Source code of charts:
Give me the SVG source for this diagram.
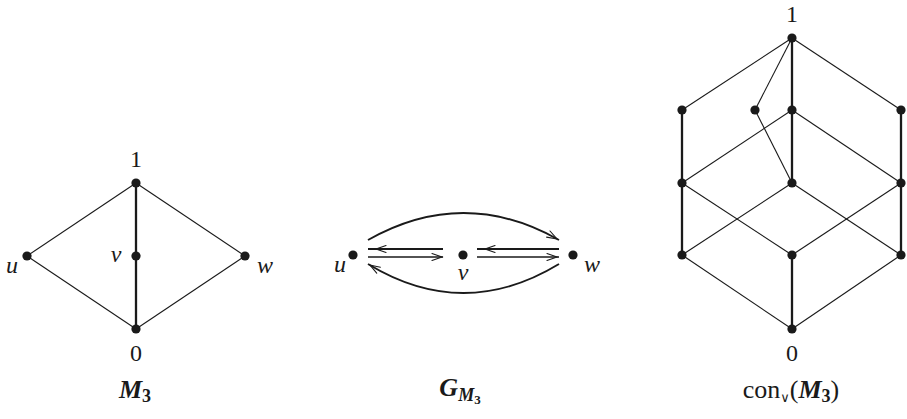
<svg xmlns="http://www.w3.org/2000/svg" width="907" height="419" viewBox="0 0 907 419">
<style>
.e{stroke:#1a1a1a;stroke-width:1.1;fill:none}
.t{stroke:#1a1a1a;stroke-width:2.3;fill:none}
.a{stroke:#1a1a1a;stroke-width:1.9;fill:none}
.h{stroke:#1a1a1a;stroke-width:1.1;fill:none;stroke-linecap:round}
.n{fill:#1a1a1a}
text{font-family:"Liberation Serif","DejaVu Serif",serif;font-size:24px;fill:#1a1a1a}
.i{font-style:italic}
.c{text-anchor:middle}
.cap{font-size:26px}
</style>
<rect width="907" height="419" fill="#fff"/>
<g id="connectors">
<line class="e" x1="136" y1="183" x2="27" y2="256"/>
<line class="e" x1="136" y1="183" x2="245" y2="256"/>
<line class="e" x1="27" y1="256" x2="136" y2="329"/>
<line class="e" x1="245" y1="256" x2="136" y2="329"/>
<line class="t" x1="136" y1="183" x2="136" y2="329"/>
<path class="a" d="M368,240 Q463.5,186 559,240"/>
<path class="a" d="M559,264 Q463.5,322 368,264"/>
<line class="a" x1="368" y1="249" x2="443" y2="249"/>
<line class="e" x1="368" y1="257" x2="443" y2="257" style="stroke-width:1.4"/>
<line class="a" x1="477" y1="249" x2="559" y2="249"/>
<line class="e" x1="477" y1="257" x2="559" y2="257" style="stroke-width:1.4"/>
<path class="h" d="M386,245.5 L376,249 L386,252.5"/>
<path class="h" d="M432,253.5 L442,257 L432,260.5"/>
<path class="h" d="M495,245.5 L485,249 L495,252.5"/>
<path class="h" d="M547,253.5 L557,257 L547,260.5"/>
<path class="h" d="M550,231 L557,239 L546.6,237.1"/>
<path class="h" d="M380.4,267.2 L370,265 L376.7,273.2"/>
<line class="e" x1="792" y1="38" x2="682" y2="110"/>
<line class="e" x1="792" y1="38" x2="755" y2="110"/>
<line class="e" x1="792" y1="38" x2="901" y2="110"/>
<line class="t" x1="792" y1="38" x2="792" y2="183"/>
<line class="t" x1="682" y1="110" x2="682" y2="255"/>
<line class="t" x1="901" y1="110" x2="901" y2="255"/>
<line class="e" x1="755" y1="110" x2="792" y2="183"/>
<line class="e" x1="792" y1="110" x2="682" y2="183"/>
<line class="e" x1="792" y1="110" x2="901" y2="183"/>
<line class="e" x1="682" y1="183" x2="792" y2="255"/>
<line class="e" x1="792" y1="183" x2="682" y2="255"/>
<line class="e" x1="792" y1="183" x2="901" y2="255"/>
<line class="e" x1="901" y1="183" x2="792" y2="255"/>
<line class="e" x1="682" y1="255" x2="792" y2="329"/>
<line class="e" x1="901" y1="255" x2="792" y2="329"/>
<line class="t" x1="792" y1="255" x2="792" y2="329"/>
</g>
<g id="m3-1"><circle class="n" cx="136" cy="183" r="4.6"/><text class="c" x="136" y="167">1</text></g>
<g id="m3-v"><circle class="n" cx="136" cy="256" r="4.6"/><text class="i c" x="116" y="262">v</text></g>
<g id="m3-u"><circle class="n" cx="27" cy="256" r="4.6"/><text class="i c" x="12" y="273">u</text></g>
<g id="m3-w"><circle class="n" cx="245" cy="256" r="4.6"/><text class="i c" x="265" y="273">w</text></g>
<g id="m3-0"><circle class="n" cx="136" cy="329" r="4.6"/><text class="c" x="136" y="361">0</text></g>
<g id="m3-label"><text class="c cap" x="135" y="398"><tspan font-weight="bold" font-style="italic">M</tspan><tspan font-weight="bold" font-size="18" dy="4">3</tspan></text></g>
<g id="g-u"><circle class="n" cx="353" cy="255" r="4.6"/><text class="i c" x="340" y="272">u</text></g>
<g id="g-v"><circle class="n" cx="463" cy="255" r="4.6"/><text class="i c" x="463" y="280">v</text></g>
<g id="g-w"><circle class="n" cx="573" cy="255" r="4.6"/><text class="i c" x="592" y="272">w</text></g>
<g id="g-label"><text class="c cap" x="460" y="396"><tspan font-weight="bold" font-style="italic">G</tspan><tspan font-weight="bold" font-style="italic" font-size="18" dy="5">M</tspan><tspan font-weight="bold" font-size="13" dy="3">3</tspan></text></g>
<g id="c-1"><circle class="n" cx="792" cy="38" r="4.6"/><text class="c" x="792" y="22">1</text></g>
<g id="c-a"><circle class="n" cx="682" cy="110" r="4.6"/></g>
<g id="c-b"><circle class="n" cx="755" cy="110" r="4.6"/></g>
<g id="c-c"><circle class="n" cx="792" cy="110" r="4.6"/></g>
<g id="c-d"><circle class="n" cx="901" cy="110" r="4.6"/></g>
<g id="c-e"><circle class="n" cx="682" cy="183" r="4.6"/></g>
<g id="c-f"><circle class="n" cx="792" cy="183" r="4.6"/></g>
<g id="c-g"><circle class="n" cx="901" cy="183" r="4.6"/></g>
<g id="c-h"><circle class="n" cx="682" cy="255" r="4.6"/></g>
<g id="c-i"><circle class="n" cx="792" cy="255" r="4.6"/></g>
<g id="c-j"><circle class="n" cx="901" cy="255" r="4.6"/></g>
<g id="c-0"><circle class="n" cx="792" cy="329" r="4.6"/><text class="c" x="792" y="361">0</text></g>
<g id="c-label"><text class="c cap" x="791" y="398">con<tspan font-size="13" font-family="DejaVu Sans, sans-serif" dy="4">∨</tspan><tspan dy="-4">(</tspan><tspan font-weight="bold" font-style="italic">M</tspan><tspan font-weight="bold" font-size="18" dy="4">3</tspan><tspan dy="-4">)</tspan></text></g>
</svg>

--

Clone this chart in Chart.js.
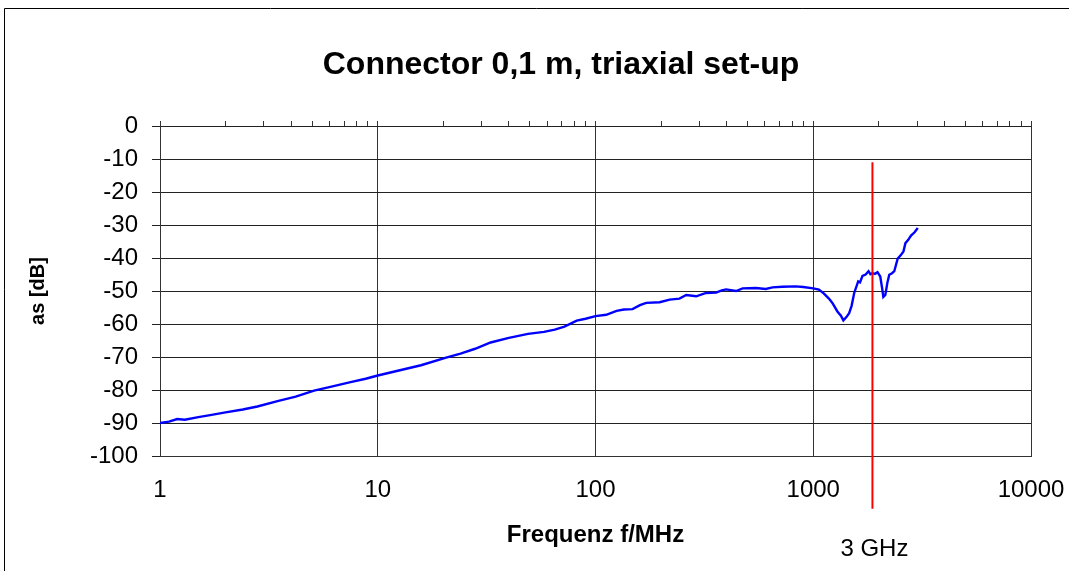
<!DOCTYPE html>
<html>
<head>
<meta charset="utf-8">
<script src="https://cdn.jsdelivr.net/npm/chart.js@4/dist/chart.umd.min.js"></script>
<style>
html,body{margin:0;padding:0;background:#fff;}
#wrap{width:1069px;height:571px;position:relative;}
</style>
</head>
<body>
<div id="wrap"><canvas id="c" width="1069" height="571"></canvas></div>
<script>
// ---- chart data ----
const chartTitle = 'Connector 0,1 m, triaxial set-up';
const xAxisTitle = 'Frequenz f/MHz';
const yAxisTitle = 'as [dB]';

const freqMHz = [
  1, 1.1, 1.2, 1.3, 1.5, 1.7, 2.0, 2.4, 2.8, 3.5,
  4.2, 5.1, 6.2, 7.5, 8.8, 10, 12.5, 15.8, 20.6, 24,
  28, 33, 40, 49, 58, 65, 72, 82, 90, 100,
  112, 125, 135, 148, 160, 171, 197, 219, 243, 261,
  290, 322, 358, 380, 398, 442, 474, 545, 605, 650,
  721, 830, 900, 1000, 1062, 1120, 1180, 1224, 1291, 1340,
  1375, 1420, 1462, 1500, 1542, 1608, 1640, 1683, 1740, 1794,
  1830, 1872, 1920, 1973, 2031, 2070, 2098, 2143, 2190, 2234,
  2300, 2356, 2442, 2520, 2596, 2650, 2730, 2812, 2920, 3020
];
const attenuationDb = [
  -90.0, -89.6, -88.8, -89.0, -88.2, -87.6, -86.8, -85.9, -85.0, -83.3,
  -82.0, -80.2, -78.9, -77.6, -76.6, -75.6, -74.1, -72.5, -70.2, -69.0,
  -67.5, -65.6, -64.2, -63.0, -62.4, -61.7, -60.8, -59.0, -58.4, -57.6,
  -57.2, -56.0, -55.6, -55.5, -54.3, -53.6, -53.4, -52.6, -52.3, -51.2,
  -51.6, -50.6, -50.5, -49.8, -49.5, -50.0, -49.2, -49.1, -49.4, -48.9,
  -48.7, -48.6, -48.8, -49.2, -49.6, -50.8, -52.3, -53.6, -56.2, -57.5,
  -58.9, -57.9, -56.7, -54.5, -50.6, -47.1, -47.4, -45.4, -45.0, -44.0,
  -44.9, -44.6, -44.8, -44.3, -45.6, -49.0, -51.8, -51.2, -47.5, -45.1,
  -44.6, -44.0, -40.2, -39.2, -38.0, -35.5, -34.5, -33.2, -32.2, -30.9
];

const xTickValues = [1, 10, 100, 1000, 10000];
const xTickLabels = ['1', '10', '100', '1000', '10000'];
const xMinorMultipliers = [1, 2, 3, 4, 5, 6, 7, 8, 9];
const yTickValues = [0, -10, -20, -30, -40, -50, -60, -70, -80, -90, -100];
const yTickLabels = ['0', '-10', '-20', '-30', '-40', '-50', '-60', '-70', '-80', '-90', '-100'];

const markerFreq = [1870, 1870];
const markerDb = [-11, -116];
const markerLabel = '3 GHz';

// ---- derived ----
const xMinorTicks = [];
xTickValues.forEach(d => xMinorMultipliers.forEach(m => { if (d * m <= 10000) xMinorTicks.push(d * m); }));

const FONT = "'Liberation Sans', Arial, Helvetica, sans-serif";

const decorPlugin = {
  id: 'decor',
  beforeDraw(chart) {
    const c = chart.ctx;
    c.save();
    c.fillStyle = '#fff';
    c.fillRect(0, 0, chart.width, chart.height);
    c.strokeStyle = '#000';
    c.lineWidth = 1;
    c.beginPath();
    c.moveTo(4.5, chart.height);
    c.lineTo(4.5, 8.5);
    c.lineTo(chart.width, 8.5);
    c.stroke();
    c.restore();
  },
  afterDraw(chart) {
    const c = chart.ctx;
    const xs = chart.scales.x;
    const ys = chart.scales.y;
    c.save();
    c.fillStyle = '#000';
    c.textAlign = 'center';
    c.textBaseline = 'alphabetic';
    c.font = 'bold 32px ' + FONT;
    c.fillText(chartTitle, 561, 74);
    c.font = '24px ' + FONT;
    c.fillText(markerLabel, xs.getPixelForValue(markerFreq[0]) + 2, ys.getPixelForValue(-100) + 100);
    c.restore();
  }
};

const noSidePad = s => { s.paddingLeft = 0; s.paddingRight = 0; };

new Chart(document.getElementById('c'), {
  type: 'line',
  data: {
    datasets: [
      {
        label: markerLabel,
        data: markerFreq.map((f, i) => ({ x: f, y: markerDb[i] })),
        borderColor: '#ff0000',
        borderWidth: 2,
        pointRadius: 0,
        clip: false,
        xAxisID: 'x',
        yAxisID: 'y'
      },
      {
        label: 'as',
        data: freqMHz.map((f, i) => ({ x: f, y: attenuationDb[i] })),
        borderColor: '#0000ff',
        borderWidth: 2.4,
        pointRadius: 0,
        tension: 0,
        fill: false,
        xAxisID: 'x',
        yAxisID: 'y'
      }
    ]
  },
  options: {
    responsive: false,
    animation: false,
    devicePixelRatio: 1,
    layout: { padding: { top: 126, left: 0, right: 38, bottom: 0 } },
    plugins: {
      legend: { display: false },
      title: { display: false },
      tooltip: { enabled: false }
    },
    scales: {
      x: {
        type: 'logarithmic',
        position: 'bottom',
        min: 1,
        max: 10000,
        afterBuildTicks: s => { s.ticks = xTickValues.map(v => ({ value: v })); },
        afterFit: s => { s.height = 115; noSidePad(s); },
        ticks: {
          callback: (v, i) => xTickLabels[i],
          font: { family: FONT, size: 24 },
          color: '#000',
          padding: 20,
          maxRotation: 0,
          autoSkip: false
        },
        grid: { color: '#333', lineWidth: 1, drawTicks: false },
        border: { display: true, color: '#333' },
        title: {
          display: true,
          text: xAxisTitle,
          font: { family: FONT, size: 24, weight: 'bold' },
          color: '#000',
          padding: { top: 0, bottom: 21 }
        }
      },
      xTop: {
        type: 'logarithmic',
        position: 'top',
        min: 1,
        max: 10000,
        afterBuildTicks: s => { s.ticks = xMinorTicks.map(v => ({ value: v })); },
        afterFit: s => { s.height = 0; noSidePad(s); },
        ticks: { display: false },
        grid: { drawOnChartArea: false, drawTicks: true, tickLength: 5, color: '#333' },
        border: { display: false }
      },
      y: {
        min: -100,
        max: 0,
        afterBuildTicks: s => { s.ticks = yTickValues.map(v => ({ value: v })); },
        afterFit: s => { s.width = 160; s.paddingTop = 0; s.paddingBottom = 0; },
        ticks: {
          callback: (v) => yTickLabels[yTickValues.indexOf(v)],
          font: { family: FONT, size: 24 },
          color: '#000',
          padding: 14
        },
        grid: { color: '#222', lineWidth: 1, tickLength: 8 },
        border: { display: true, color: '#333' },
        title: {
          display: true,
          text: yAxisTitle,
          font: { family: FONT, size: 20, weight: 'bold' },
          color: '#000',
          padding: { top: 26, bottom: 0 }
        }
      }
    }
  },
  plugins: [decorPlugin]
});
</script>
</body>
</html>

What is expected:
From the records above, give again only the part that opens with the line containing "Clone this chart in Chart.js." and closes with the line containing "const yAxisTitle = 'as [dB]';". Keep both ends but drop the pictures.

The answer:
Clone this chart in Chart.js.
<!DOCTYPE html>
<html>
<head>
<meta charset="utf-8">
<script src="https://cdn.jsdelivr.net/npm/chart.js@4/dist/chart.umd.min.js"></script>
<style>
html,body{margin:0;padding:0;background:#fff;}
#wrap{width:1069px;height:571px;position:relative;}
</style>
</head>
<body>
<div id="wrap"><canvas id="c" width="1069" height="571"></canvas></div>
<script>
// ---- chart data ----
const chartTitle = 'Connector 0,1 m, triaxial set-up';
const xAxisTitle = 'Frequenz f/MHz';
const yAxisTitle = 'as [dB]';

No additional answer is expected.